Inglorious dancers

Burlesque Assassins is all garters and guns

When local filmmaker Jonathan Joffe went to the Toronto Burlesque Festival in 2009, he realized burlesque would be a good subject for his first feature film. He liked the vibe and the cinematic feel of the performances and thought a dramatic documentation of a burlesque show might do well on the film festival circuit. As he met and talked to members of the burlesque community, however, he realized that there were better ways to represent burlesque than making a movie about buxom ladies and musical strip-teases.
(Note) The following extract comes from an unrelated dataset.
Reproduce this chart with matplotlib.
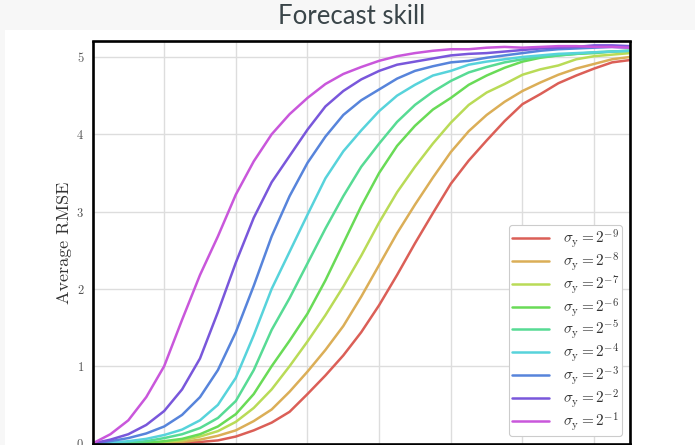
import matplotlib
matplotlib.use("Agg")
import matplotlib.pyplot as plt
from matplotlib.patches import Rectangle
import seaborn as sns

plt.rcParams['font.family'] = 'serif'
plt.rcParams['font.serif'] = ['cmr10', 'DejaVu Serif']
plt.rcParams['mathtext.fontset'] = 'cm'
plt.rcParams['axes.formatter.use_mathtext'] = True

lead_time = [0, 2.5, 5, 7.5, 10, 12.5, 15, 17.5, 20, 22.5, 25, 27.5, 30, 32.5, 35,
             37.5, 40, 42.5, 45, 47.5, 50, 52.5, 55, 57.5, 60, 62.5, 65, 67.5, 70, 72.5, 75]

rmse_m9 = [0, 0, 0, 0, 0, 0.01, 0.02, 0.04, 0.09, 0.17, 0.27, 0.41, 0.64, 0.88, 1.14, 1.44,
           1.79, 2.18, 2.59, 2.98, 3.36, 3.66, 3.92, 4.17, 4.39, 4.52, 4.66, 4.76, 4.85, 4.93, 4.96]
rmse_m8 = [0, 0, 0, 0, 0.01, 0.02, 0.05, 0.10, 0.17, 0.29, 0.44, 0.67, 0.93, 1.21, 1.52, 1.90,
           2.31, 2.72, 3.09, 3.44, 3.77, 4.04, 4.25, 4.42, 4.56, 4.67, 4.77, 4.85, 4.91, 4.97, 5.00]
rmse_m7 = [0, 0, 0, 0, 0.02, 0.04, 0.09, 0.16, 0.28, 0.46, 0.70, 1.00, 1.32, 1.66, 2.03, 2.43,
           2.86, 3.25, 3.58, 3.88, 4.15, 4.38, 4.54, 4.65, 4.77, 4.84, 4.89, 4.97, 5.01, 5.03, 5.05]
rmse_m6 = [0, 0, 0, 0.01, 0.03, 0.06, 0.12, 0.22, 0.38, 0.64, 1.00, 1.33, 1.68, 2.11, 2.59, 3.07,
           3.50, 3.85, 4.11, 4.32, 4.47, 4.64, 4.76, 4.86, 4.94, 4.99, 5.02, 5.04, 5.05, 5.07, 5.08]
rmse_m5 = [0, 0, 0.01, 0.03, 0.07, 0.12, 0.20, 0.33, 0.55, 0.95, 1.47, 1.88, 2.33, 2.78, 3.20, 3.58,
           3.88, 4.16, 4.38, 4.55, 4.69, 4.80, 4.87, 4.93, 4.97, 5.00, 5.02, 5.04, 5.06, 5.07, 5.08]
rmse_m4 = [0, 0.01, 0.03, 0.06, 0.11, 0.18, 0.30, 0.50, 0.85, 1.40, 2.00, 2.48, 2.96, 3.43, 3.78, 4.05,
           4.30, 4.50, 4.64, 4.76, 4.82, 4.90, 4.94, 4.97, 5.00, 5.02, 5.04, 5.05, 5.06, 5.07, 5.08]
rmse_m3 = [0, 0.03, 0.07, 0.13, 0.22, 0.37, 0.60, 0.95, 1.44, 2.04, 2.68, 3.20, 3.63, 3.97, 4.25, 4.44,
           4.58, 4.72, 4.82, 4.88, 4.93, 4.95, 4.99, 5.02, 5.05, 5.08, 5.10, 5.11, 5.12, 5.13, 5.12]
rmse_m2 = [0, 0.05, 0.12, 0.24, 0.42, 0.70, 1.10, 1.70, 2.34, 2.92, 3.38, 3.72, 4.06, 4.36, 4.56, 4.71,
           4.82, 4.90, 4.94, 4.98, 5.02, 5.04, 5.05, 5.07, 5.09, 5.11, 5.12, 5.13, 5.15, 5.15, 5.14]
rmse_m1 = [0, 0.12, 0.30, 0.60, 1.00, 1.60, 2.18, 2.68, 3.22, 3.65, 4.00, 4.26, 4.47, 4.65, 4.78, 4.87,
           4.95, 5.01, 5.05, 5.08, 5.10, 5.10, 5.12, 5.13, 5.12, 5.13, 5.14, 5.14, 5.13, 5.13, 5.12]

series = [rmse_m9, rmse_m8, rmse_m7, rmse_m6, rmse_m5, rmse_m4, rmse_m3, rmse_m2, rmse_m1]
exponents = [-9, -8, -7, -6, -5, -4, -3, -2, -1]
labels = [r'$\sigma_{\mathrm{y}} = 2^{%d}$' % e for e in exponents]
x_ticks = [0, 10, 20, 30, 40, 50, 60, 70]
y_ticks = [0, 1, 2, 3, 4, 5]

colors = sns.color_palette("hls", 10)[:9]

W, H = 695, 445
fig = plt.figure(figsize=(W / 100, H / 100), dpi=100, facecolor='#f7f7f7')
fig.add_artist(Rectangle((5 / W, 0), 1 - 5 / W, (H - 30) / H, transform=fig.transFigure,
                         facecolor='white', edgecolor='none', zorder=0))
fig.text(352 / W, 1 - 17 / H, "Forecast skill", ha='center', va='center', fontsize=18.5,
         color='#3a4549', family='Lato', fontweight='normal')

ax = fig.add_axes([92.5 / W, 1.5 / H, (630 - 92.5) / W, (443.5 - 41.5) / H])
ax.set_facecolor('white')
for y, c, lab in zip(series, colors, labels):
    ax.plot(lead_time, y, color=c, lw=1.8, label=lab, solid_capstyle='round',
            solid_joinstyle='round')

ax.set_xlim(0, 75)
ax.set_ylim(0, 5.2)
ax.set_xticks(x_ticks)
ax.set_xticklabels([])
ax.set_yticks(y_ticks)
ax.grid(True, color='#dddddd', lw=1.0)
ax.set_axisbelow(True)
for s in ax.spines.values():
    s.set_color('black')
    s.set_linewidth(1.9)
ax.tick_params(length=0, labelsize=9, labelcolor='#555555', pad=6)
ax.set_ylabel('Average RMSE', fontsize=13, color='#333333', labelpad=3)

leg = ax.legend(loc='lower right', fontsize=11, frameon=True, fancybox=True, framealpha=1,
                edgecolor='#cccccc', handlelength=2.4, handletextpad=0.95, labelspacing=0.02,
                borderaxespad=0.5, borderpad=0.18, labelcolor='#333333')
leg.get_frame().set_linewidth(0.8)

fig.savefig('out.png', dpi=100, facecolor=fig.get_facecolor())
Many people’s experience of burlesque begins and ends with that cheesy Christina Aguilera movie, or, if they’re slightly more on the ball, Dita Von Teese. Joffe wanted to make a film that would pay tribute to the variety of characters that live in the burlesque world and show, rather than tell, audiences what burlesque is all about. So, instead of making a movie about a travelling burlesque show, he wrote a script about a troupe of Second World War-era burlesque performers who also happen to be elite Nazi hunters. The resulting film, Burlesque Assassins, is fun, campy and full of larger-than-life and exotically beautiful characters. In other words, it’s absolute burlesque.

“The goal wasn’t to recreate burlesque performances on film,” Joffe says. “The goal was to recreate the fun of a live burlesque event. I want to show the kind of craziness and fun and joyousness when you go to a burlesque festival. To recreate the imagination of the people who are involved in this industry.”

Joffe managed to get the script written and secured funding from Telefilm Canada and Superchannel, the latter of which will eventually air the film on cable TV. While the dollar amount was generous for a first-time feature, the budget was relatively low considering Joffe’s ambitions to utilize Hollywood-style production values. Joffe made it happen by hiring a local crew, many without experience, and convincing his cast of international burlesque stars to work for a modest rate.

“The crew is made up of all these people who are coming into their role on the film for the very first time and were willing to put in a lot of unpaid time and effort and energy in exchange for the credit and for really being able to do something interesting and unique,” Joffe says. “Film in this city either tends to be really low-budget drama, or if you’re really lucky, a Western that may have some money. This is really different, and I think something that really appeals to people’s imaginations.”

Joffe is banking that the project will also appeal to the public’s imagination. He says that burlesque is a uniquely attractive subject matter because unlike other forms of erotic entertainment, the form appeals equally to men and women. Joffe predicts that about 65 per cent of his audience is women, who enjoy the burlesque aesthetic because it’s sexy without being sexist.

“You’d have to pay me to get me to a strip club,” Joffe says. “I just find it tacky and awful. But I love burlesque. And the difference is that burlesque is what happens when the women are in charge, and they do a much better job. A burlesque show is an event, and the audience is part of the party. You’re not there to stand and gawk, you’re a part of something and appreciate the talent of the people there performing.”

Joffe is taking that spirit one step further by creating events that will play out more like a concert tour than standard cinematic screenings. He’s currently taking the film across Canada and employing local burlesque troupes in each city to create live shows that will take place before each screening.

“It’s a very rare opportunity to be able to screen a film in a structured tour like this in so many cities, without having to do it at the whim of a distributor,” Joffe says. “We’re not at film festivals where we’re one film out of 150 and we’re not at a theatre where it’s playing for a week. It’s one night at one time and one place and you need to be there to be a part of it. I get to throw a party that all of Canada is coming to.”

Joffe’s premier tour stops in Calgary on August 1, with two shows at the Plaza Theatre.